On accumulated stream or an uploaded CSV: recovered per-channel equations with confidence intervals and significance — plus an explicit list of what is impossible to recover from the data. A batch report.
A signal-cleaning extension (/filter) is available on the same stream — instant / low-latency / offline-max cleaning, one-step prediction and gap recovery — for teams that need clean features.
The batch report
From accumulated stream or an uploaded CSV, one action builds a report.
| Passport section | What it reports |
|---|---|
| Equations | Recovered per-channel governing terms with confidence intervals and significance. |
| Channel verdict | Linear / polynomial / periodic / long-memory / non-stationary / heteroscedastic. |
| Connected model | A coupled model of the system by graph cluster. |
| Unexplained | The spectrum of behaviour the model did not cover. |
| Unrecoverable | What is principally impossible to recover from this data — with reasons. |
| Certificate | The recovered model is checked on a held-out tail; the residual is printed in the report. |
/filter · extension
The same integration also cleans your signals — at three latency budgets, from instant to offline maximum quality — plus one-step prediction and gap recovery. Below are representative core benchmarks (v17, canonical test signals) against classical filters: Butterworth, Kalman-AR1, Savitzky-Golay and wavelet.

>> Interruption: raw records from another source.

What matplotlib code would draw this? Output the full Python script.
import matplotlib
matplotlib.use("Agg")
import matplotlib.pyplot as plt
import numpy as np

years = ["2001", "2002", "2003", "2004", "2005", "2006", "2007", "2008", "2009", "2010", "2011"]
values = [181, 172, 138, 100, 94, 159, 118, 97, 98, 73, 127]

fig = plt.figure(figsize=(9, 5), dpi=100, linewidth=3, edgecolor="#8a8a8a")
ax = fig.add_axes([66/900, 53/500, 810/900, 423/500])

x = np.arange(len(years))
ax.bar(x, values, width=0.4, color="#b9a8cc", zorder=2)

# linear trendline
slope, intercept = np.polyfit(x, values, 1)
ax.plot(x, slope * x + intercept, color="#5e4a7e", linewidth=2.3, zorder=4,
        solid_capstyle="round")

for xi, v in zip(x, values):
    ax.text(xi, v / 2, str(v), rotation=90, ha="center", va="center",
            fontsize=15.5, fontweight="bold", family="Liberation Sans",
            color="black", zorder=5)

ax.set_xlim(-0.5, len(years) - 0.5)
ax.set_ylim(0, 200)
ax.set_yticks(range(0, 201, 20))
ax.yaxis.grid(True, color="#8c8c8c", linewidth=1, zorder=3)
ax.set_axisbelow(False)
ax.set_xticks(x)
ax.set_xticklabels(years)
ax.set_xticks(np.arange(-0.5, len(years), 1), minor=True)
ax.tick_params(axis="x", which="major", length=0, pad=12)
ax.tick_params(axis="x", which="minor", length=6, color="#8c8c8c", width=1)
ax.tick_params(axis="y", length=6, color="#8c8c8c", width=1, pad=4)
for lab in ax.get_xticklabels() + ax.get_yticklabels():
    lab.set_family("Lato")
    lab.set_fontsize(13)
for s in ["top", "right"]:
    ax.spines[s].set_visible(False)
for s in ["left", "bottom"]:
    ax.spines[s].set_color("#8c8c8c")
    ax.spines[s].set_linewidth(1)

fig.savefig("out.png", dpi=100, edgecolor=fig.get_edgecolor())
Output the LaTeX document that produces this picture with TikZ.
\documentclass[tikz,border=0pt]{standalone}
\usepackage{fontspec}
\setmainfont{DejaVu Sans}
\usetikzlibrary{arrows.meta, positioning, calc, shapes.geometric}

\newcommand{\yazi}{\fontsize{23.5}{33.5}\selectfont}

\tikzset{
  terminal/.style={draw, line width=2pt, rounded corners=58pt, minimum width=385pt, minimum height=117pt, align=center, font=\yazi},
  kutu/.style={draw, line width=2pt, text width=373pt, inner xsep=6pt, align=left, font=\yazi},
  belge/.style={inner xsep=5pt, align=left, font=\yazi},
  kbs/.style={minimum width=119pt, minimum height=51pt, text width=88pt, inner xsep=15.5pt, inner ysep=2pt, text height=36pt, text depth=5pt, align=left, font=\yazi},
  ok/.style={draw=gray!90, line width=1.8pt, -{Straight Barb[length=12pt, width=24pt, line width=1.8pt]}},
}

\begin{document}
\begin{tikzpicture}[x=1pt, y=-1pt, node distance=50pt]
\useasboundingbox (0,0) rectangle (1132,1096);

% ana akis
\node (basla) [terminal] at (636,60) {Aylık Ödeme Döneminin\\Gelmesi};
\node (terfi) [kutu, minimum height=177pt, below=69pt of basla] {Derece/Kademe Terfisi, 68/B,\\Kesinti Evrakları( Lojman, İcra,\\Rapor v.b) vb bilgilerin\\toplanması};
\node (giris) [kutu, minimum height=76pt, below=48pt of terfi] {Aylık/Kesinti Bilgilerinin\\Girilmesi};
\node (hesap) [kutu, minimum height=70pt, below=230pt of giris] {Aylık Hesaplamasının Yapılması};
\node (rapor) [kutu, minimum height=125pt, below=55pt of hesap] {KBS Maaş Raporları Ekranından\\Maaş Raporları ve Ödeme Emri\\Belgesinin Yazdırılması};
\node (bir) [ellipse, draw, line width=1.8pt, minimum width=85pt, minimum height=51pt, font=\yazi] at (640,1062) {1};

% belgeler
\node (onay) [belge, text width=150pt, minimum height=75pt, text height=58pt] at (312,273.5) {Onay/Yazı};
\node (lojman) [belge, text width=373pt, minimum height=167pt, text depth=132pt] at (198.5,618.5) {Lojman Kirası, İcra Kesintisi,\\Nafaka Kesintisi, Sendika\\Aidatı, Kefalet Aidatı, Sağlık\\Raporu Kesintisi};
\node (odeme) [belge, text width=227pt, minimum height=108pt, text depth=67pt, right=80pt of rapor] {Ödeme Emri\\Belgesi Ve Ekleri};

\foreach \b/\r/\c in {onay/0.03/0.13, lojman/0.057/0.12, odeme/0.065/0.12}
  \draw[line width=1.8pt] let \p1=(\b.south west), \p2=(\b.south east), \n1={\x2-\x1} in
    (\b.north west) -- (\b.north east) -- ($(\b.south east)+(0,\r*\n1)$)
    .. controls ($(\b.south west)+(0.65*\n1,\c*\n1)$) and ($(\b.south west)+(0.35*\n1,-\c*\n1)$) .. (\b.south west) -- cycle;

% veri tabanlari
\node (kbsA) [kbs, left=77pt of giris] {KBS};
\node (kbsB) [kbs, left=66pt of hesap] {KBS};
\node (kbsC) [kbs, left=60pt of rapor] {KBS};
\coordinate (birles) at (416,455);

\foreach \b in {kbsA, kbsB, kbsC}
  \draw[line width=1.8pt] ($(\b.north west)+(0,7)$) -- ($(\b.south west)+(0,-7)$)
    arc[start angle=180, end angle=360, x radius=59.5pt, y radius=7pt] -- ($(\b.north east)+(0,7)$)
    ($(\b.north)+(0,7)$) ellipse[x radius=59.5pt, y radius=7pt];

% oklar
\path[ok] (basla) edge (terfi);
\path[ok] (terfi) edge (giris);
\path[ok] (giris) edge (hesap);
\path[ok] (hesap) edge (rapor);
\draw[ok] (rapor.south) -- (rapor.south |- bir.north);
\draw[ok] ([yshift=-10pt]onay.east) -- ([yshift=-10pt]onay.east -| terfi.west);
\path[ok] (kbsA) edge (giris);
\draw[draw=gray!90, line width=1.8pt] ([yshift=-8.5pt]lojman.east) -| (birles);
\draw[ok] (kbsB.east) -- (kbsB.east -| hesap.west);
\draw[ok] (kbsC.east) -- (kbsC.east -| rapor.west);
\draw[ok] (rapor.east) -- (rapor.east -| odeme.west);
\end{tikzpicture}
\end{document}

| Output | Latency | What it sees |
|---|---|---|
| instant | 0 · zero-lag | past + current only — the live core estimate |
| low-latency | 80 samples | past + 80 ahead — streaming denoiser with bounded delay |
| offline | whole signal | global context — non-causal batch, maximum quality |
Most of the achievable denoising is bought by the first 80 samples of latency: moving from zero-lag to the low-latency output gains +6.1 dB on average (always positive) across signal classes and SNRs.

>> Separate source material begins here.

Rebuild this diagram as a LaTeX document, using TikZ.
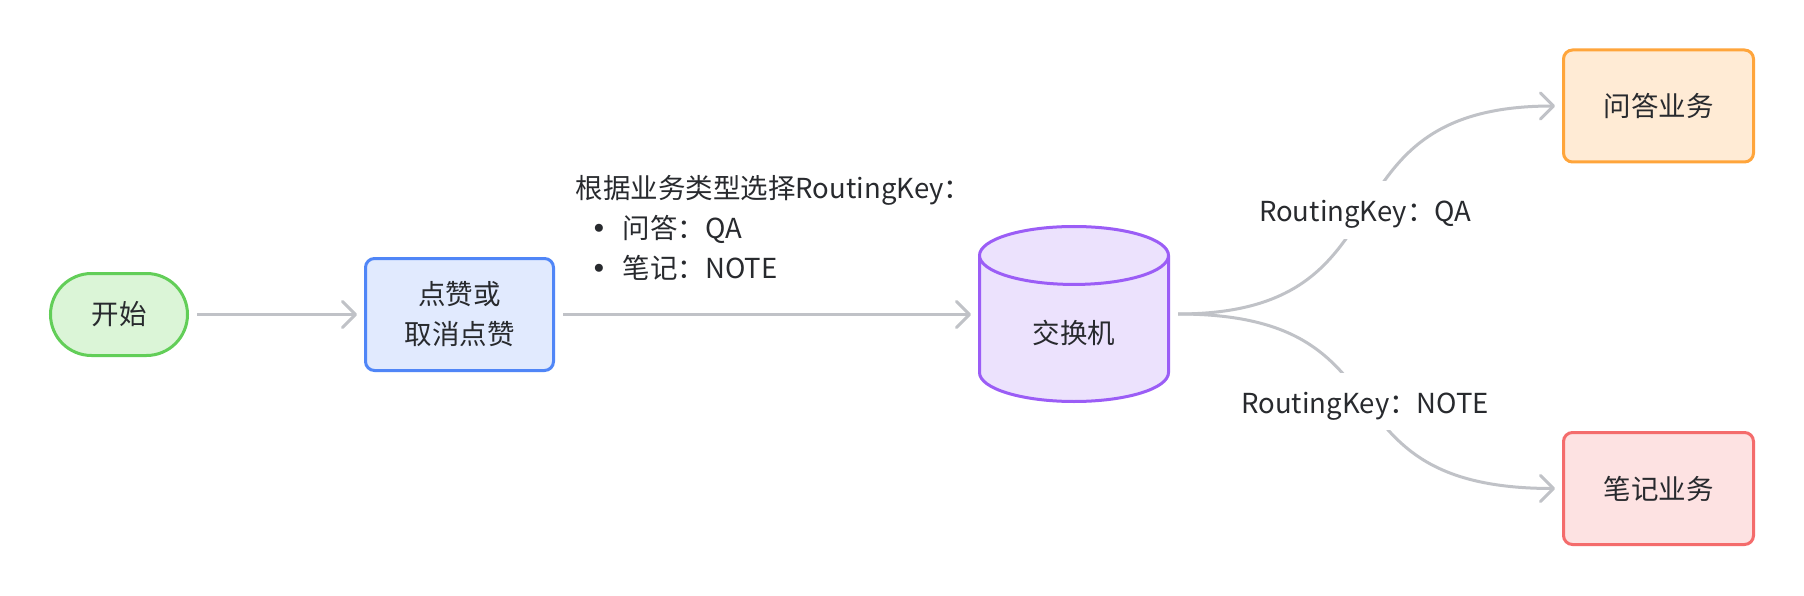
\documentclass[tikz,border=0pt]{standalone}
\usepackage{fontspec}
\setmainfont{Noto Sans CJK SC}
\newfontfamily\dotfont{DejaVu Sans}
\usetikzlibrary{arrows.meta,shapes.geometric}
\definecolor{ink}{RGB}{40,42,46}
\definecolor{edgegray}{RGB}{192,194,199}
\definecolor{startline}{RGB}{98,206,88}
\definecolor{startfill}{RGB}{219,245,215}
\definecolor{likeline}{RGB}{80,134,247}
\definecolor{likefill}{RGB}{225,234,254}
\definecolor{exline}{RGB}{155,93,246}
\definecolor{exfill}{RGB}{236,226,253}
\definecolor{qaline}{RGB}{255,165,59}
\definecolor{qafill}{RGB}{255,235,213}
\definecolor{noteline}{RGB}{244,108,108}
\definecolor{notefill}{RGB}{253,226,226}
\begin{document}
\begin{tikzpicture}[x=1pt,y=-1pt,
  font=\fontsize{27.5}{40}\selectfont,
  box/.style={draw, line width=3pt, rounded corners=9pt, minimum width=190pt, minimum height=112pt, text=ink, align=center},
  link/.style={draw=edgegray, line width=3pt, shorten >=7pt, shorten <=8pt, -{Straight Barb[length=13pt,width=26pt,round]}},
  keylabel/.style={fill=white, text=ink, text height=29pt, text depth=5pt, inner xsep=5pt, inner ysep=11.5pt}]
\fill[white] (0,0) rectangle (1804,596);
\useasboundingbox (0,0) rectangle (1804,596);
\node[box, rounded corners=41pt, minimum width=137pt, minimum height=82pt, draw=startline, fill=startfill] (start) at (119,314.5) {开始};
\node[box, minimum width=188pt, draw=likeline, fill=likefill] (like) at (459.5,314.5) {点赞或\\取消点赞};
\node[cylinder, shape border rotate=90, aspect=0.65, anchor=shape center, draw=exline, fill=exfill, line width=3pt, minimum width=189pt, minimum height=175pt, text=ink] (exch) at (1074,314) {交换机};
\node[box, draw=qaline, fill=qafill] (qa) at (1658.5,106) {问答业务};
\node[box, draw=noteline, fill=notefill] (note) at (1658.5,488.5) {笔记业务};
\draw[link] (start) -- (like);
\draw[link] (like.east) -- node[midway, xshift=7pt, yshift=87pt, text=ink, align=left] {根据业务类型选择RoutingKey：\\\hspace*{15pt}\makebox[32pt][l]{\dotfont •}问答：QA\\\hspace*{15pt}\makebox[32pt][l]{\dotfont •}笔记：NOTE} (like.east -| exch.west);
\draw[link] (exch.shape center -| exch.east) .. controls (1420,314) and (1310,106) .. node[keylabel] {RoutingKey：QA} (qa.west);
\draw[link] (exch.shape center -| exch.east) .. controls (1420,314) and (1310,488.5) .. node[keylabel] {RoutingKey：NOTE} (note.west);
\end{tikzpicture}
\end{document}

| Hard signal · SNR | Best classical filter | Low-latency (80 samples) | Offline |
|---|---|---|---|
| Multi-tone vibration · 30 dB | −6.5 dB (others to −26.5) | +8.3 dB | +12.5 dB |
| Multi-tone vibration · 10 dB | −5.3 dB | +8.2 dB | +12.8 dB |
| Chirp (moving spectrum) · 20 dB | −11.7 dB (others to −20.1) | +5.3 dB | +0.0 dB |
dB RMSE-reduction vs the noisy input; higher is better, negative means the filter added error. On these hard signals every classical filter is negative — it amplifies error — while the streaming output stays strongly positive, and on moving spectra it beats even the offline batch. On near-clean signals the low-latency and offline outputs leave the signal untouched (do-no-harm). Numbers are representative v17 core benchmarks on canonical test signals, not field data. How we measure →
Why it's different
| Property | Typical ML detector | nlsys Analytics |
|---|---|---|
| Start | weeks of history + training | works from the first seconds of the stream |
| Regime change | drift, degradation, retrain | self-tunes on the fly; a regime change is a named event |
| Outliers / dead sensors | break or mask the model | handled as standard; freeze is its own event class |
| Explainability | a score with no reason | event class + interaction order + source (root-cause) |
| Connections | out of scope or a separate product | built-in graph with direction and lag |
| Reproducibility | training stochasticity | deterministic: same input, bit-for-bit same output — auditable |
| Cost of ownership | training pipelines, MLOps | no models — nothing to train or maintain |
Honest boundaries
It is not a visualization or alerting platform. It's a source of events and a connection graph for your existing systems, via webhook / SSE and observability-marketplace integrations.
It doesn't produce long-term forecasts and doesn't replace domain simulation.
It needs ordered data. On unordered data it refuses honestly. There's a short auto-calibration period, and the product tells you about it rather than staying silent.
Control outputs are available as the Control layer — supervisory, from the cloud: we compute setpoints, your PLC executes; fast/safety loops run on your edge under private contract. Internal mechanics are never disclosed — only results leave: scores, events, graph, reports.
Founding release
We're running a founding release with a small number of design partners in industrial IoT and observability, tuning the false-positive budget on real data. Once a session runs here long enough to be clean and segmented, that same data is already qualified to compile into a certified model.